Comparative metrics show ED is fairly priced for execution. NGG's higher operating margin (24.15% vs 17.8%) justifies its premium EV/EBITDA, while PEG's higher ROE (12.76% vs 8.77%) reflects better capital efficiency. ED's valuation premium comes from the dividend streak and NYC market quality, but this premium is vulnerable if either the dividend or the regulatory compact is threatened.
Conclusion
Consolidated Edison's investment thesis centers on a single question: can a regulated utility with a 52-year dividend growth streak navigate a $72 billion capital transformation while maintaining political and regulatory support in America's most expensive city? The company's 2025 results demonstrate that rate base growth remains intact, with 10.89% revenue growth and approved rate plans providing near-term visibility. However, the concentration in CECONY (93% of value), the structural decline of the steam business, and the binary risks from weld and tax investigations create a fragile equilibrium.
The central tension is that ED must spend more than ever before—$6.5-8.6 billion annually—while facing unprecedented political pressure to spend less. The affordability crisis threatens the regulatory compact that has underpinned five decades of dividend growth. If the NYSPSC allows full and timely rate recovery, the stock offers a defensive 3% yield with modest growth. If regulators delay or disallow costs, the dividend dynasty ends and the equity will re-rate lower.
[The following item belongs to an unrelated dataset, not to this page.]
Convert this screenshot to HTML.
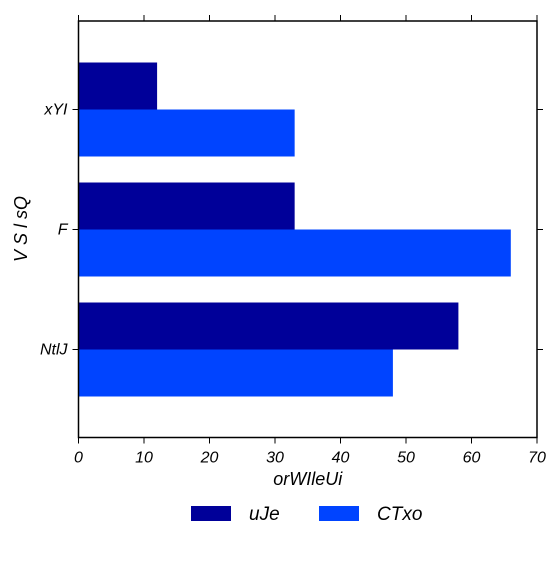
<!DOCTYPE html>
<html><head><meta charset="utf-8"><style>
html,body{margin:0;padding:0;background:#fff;}
svg text{font-family:"Liberation Sans",sans-serif;font-style:italic;fill:#000;}
</style></head><body>
<svg id="chart" width="560" height="560" xmlns="http://www.w3.org/2000/svg">
<g id="marks"></g>
<g id="axes"></g>
</svg>
<script>
const categories = ["xYI", "F", "NtlJ"];
const seriesNames = ["uJe", "CTxo"];
const uJeValues = [12, 33, 58];
const CTxoValues = [33, 66, 48];
const xTicks = [0, 10, 20, 30, 40, 50, 60, 70];
const colors = ["#000099", "#0044ff"];

const L = 78.5, R = 537, T = 21, B = 437.5;
const xMin = 0, xMax = 70;
function xs(v){ return L + (v - xMin) / (xMax - xMin) * (R - L); }
function yc(i){ return 109.5 + i * 120; }
const barH = 47;
const NS = "http://www.w3.org/2000/svg";
function mk(tag, attrs, parent){
  const e = document.createElementNS(NS, tag);
  for (const k in attrs) e.setAttribute(k, attrs[k]);
  parent.appendChild(e); return e;
}
const marks = document.getElementById('marks');
const axes = document.getElementById('axes');
const series = [uJeValues, CTxoValues];
series.forEach((vals, s) => {
  vals.forEach((v, i) => {
    const y = yc(i) - barH + s * barH;
    const r = mk('rect', {x: xs(0), y: y, width: xs(v) - xs(0), height: barH, fill: colors[s]}, marks);
    
    
  });
});
const frame = mk('rect', {x: L, y: T, width: R - L, height: B - T, fill: 'none', stroke: '#000', 'stroke-width': 1.5}, axes);


xTicks.forEach(t => {
  const x = xs(t);
  mk('line', {x1: x, x2: x, y1: B, y2: B + 6, stroke: '#000'}, axes);
  mk('line', {x1: x, x2: x, y1: T, y2: T - 6, stroke: '#000'}, axes);
  const tx = mk('text', {x: x, y: B + 25, 'text-anchor': 'middle', 'font-size': 16}, axes);
  tx.textContent = t;
  
  
});
categories.forEach((c, i) => {
  const y = yc(i);
  mk('line', {x1: L, x2: L - 6, y1: y, y2: y, stroke: '#000'}, axes);
  mk('line', {x1: R, x2: R + 6, y1: y, y2: y, stroke: '#000'}, axes);
  const tx = mk('text', {x: L - 11, y: y + 5, 'text-anchor': 'end', 'font-size': 16}, axes);
  tx.textContent = c;
  
  
});
const xt = mk('text', {x: (L + R) / 2, y: 485, 'text-anchor': 'middle', 'font-size': 18}, axes);
xt.textContent = 'orWIleUi';


const yt = mk('text', {x: 0, y: 0, 'text-anchor': 'middle', 'font-size': 18, transform: 'translate(27,229) rotate(-90)'}, axes);
yt.textContent = 'V  S l sQ';


const lx = [191, 319];
seriesNames.forEach((n, s) => {
  const p = mk('rect', {x: lx[s], y: 506, width: 40, height: 15, fill: colors[s]}, axes);
  
  
  const t = mk('text', {x: lx[s] + 58, y: 520, 'font-size': 19}, axes);
  t.textContent = n;
  
  
});
</script>
</body></html>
For investors, the critical variables are the outcomes of the weld and tax investigations and the political trajectory of rate case approvals in 2026-2028. The company's execution on data center interconnection and grid modernization will determine whether it can achieve the 0.7% demand growth needed to justify the capex. At current valuation, the market assumes perfection in regulatory relations and operational execution—a high bar for a utility facing its most challenging transition since the 1990s restructuring that created the modern ED.